Artigo – Casamento sinistro

Júlio Miragaya – Ex-presidente da Codeplan e do Conselho Federal de Economia. Artigo originalmente publicado no site BSB Capital – https://www.bsbcapital.com.br/casamento-sinistro/

A primeira semana de junho fechará com o incrível número de 6 milhões de infectados e 400 mil mortos pelo COVID-19 no mundo. Estados Unidos e Brasil são os dois países com maiores contingentes contaminados e que, nos últimos dias, têm respondido por metade dos mortos, e isso não é mera coincidência. Tal situação decorre do fato de serem presididos por negacionistas, extremistas de direita que literalmente estão se lixando para a sorte de seus povos, inclusive sob a ótica econômica.

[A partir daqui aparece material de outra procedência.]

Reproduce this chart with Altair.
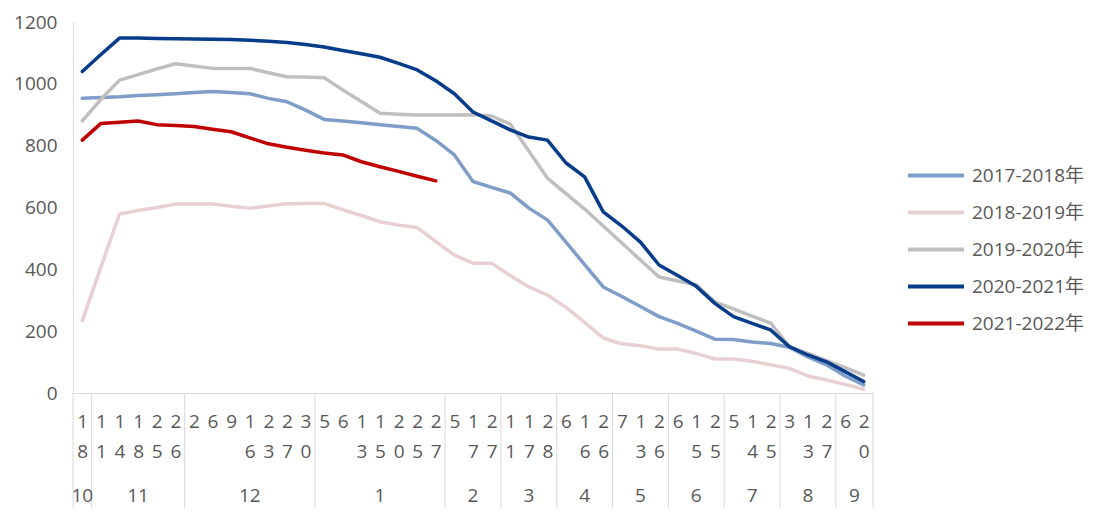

Sim, tanto lá como aqui, o discurso de desprezar o isolamento social e priorizar a economia não passa de tentativa de encobrir o fracasso de suas políticas econômicas, amplamente direcionadas para proteger o grande capital e retirar conquistas históricas dos trabalhadores. O fato é que ambos, assim como alguns governantes europeus, ao negligenciarem o combate ao COVID-19, amplificaram a disseminação do vírus e estenderam os efeitos negativos para um tempo prolongado, ao contrário de outros países, como China, Taiwan e Austrália, que já controlaram o vírus.

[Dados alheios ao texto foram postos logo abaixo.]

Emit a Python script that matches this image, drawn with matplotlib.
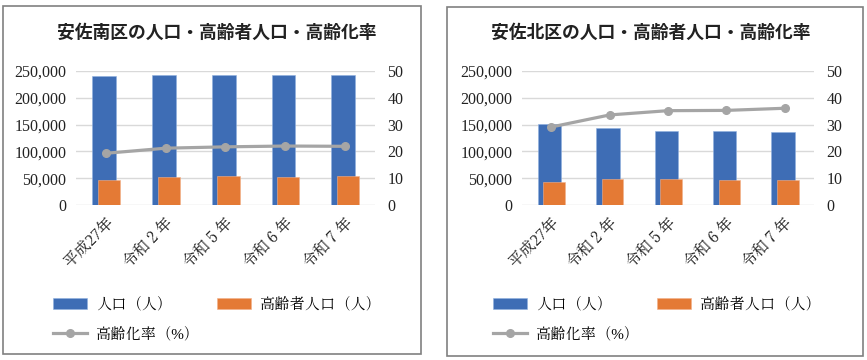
import matplotlib
matplotlib.use('Agg')
import numpy as np
from matplotlib import pyplot as plt
from matplotlib.patches import Rectangle
from matplotlib.ticker import FuncFormatter

plt.rcParams['font.family'] = ['Liberation Serif', 'Tinos', 'Shippori Mincho',
                               'Noto Serif SC', 'Noto Sans CJK JP']

categories = ['平成27年', '令和２年', '令和５年', '令和６年', '令和７年']

minami_pop = [240500, 243000, 243000, 243000, 243000]
minami_old = [46800, 51800, 53500, 53000, 53500]
minami_rate = [19.3, 21.2, 21.7, 22.0, 21.9]

kita_pop = [150500, 144200, 138600, 138600, 135600]
kita_old = [42300, 47900, 48000, 47300, 46600]
kita_rate = [29.1, 33.6, 35.2, 35.3, 36.1]

titles = ['安佐南区の人口・高齢者人口・高齢化率', '安佐北区の人口・高齢者人口・高齢化率']
labels = ['人口（人）', '高齢者人口（人）', '高齢化率（%）']

blue = '#3e6db5'
orange = '#e47a35'
gray = '#a5a5a5'
grid = '#d9d9d9'

fig = plt.figure(figsize=(8.67, 3.6), dpi=100)


def panel(rect, pop, old, rate, title, title_x, leg_x, frame):
    ax = fig.add_axes(rect)
    x = np.arange(len(categories))
    b1 = ax.bar(x - 0.03, pop, width=0.4, color=blue, edgecolor='#8fb0e0', linewidth=0.4, zorder=2)
    b2 = ax.bar(x + 0.05, old, width=0.37, color=orange, edgecolor='#f2b08a', linewidth=0.4, zorder=3)
    ax.set_xlim(-0.5, len(categories) - 0.5)
    ax.set_ylim(0, 250000)
    ax.set_yticks(np.arange(0, 250001, 50000))
    ax.yaxis.set_major_formatter(FuncFormatter(lambda v, p: '{:,.0f}'.format(v)))
    ax.grid(axis='y', color=grid, linewidth=1)
    ax.set_axisbelow(True)
    for s in ax.spines.values():
        s.set_visible(False)
    ax.tick_params(length=0, labelsize=11.5, pad=7, colors='#222222')
    ax.set_xticks(x)
    ax.set_xticklabels(categories, rotation=45, ha='right', va='top',
                       rotation_mode='anchor', fontsize=11.5)

    ax2 = ax.twinx()
    l1, = ax2.plot(x, rate, color=gray, linewidth=2.3, marker='o', markersize=5.5, zorder=4)
    ax2.set_ylim(0, 50)
    ax2.set_yticks(np.arange(0, 51, 10))
    for s in ax2.spines.values():
        s.set_visible(False)
    ax2.tick_params(length=0, labelsize=11.5, pad=9, colors='#222222')

    fig.text(title_x, 0.908, title, ha='center', va='center', fontsize=12.8,
             fontweight='bold', family=['Noto Sans CJK JP'], color='#222222')

    fig.legend([b1, l1, b2], [labels[0], labels[2], labels[1]], ncol=2,
               loc='upper left', bbox_to_anchor=(leg_x, 0.175), frameon=False,
               borderpad=0, borderaxespad=0, fontsize=11, handlelength=2.2,
               handletextpad=0.6, columnspacing=1.15, labelspacing=0.95)

    fig.patches.append(Rectangle((frame[0], frame[1]), frame[2], frame[3],
                                 transform=fig.transFigure, fill=False,
                                 edgecolor='#808080', linewidth=1.2))


panel([76 / 867, 155 / 360, 299 / 867, 134 / 360], minami_pop, minami_old, minami_rate,
      titles[0], 0.250, 53 / 867, (3 / 867, 6 / 360, 418 / 867, 348 / 360))
panel([522 / 867, 155 / 360, 292 / 867, 134 / 360], kita_pop, kita_old, kita_rate,
      titles[1], 0.751, 493 / 867, (447 / 867, 4 / 360, 416 / 867, 349 / 360))

plt.savefig('out.png', dpi=100)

Enquanto nos EUA Trump busca na China o seu bode expiatório, no Brasil, Bolsonaro prossegue em sua cruzada de negar a gravidade do Coronavírus e trata com desdém as mais de 30 mil mortes (considerando as subnotificações e registros em atraso, estima-se que sejam mais de 50 mil). De outro lado, o ultraliberal Guedes nega o auxílio emergencial de R$ 600 para milhões de trabalhadores pobres e dificulta o acesso a empréstimos a milhões de micro e pequenas empresas, enquanto garante bilhões para os bancos e as grandes corporações. E neste quadro de desatino, os generais e ministros da Defesa e do GSI, respaldados por 3 mil militares “com boquinhas” no governo, apressam-se em emitir notas ameaçando nossa débil democracia.


Este sinistro casamento do neoliberalismo com a militarização do governo vai gerando em seu ventre um enorme retrocesso econômico, social e político, com consequências dramáticas. Num país de extrema desigualdade social, seu legado será a desestruturação da economia nacional, o desmonte dos serviços públicos e o aumento da concentração da renda, da pobreza e da miséria.


PS. Aguarda-se uma reação, ainda que tardia, do governador do DF Ibaneis Rocha ante às declarações do Ministro da Educação (sic) de “querer acabar com essa porcaria que é Brasília”, declaração tão agressiva que fez Ana Laura, minha filha, brasiliense de 8 anos e que ama esta cidade, chorar copiosamente ao ouvi-la e perguntar: “pai, porque então ele veio morar aqui”?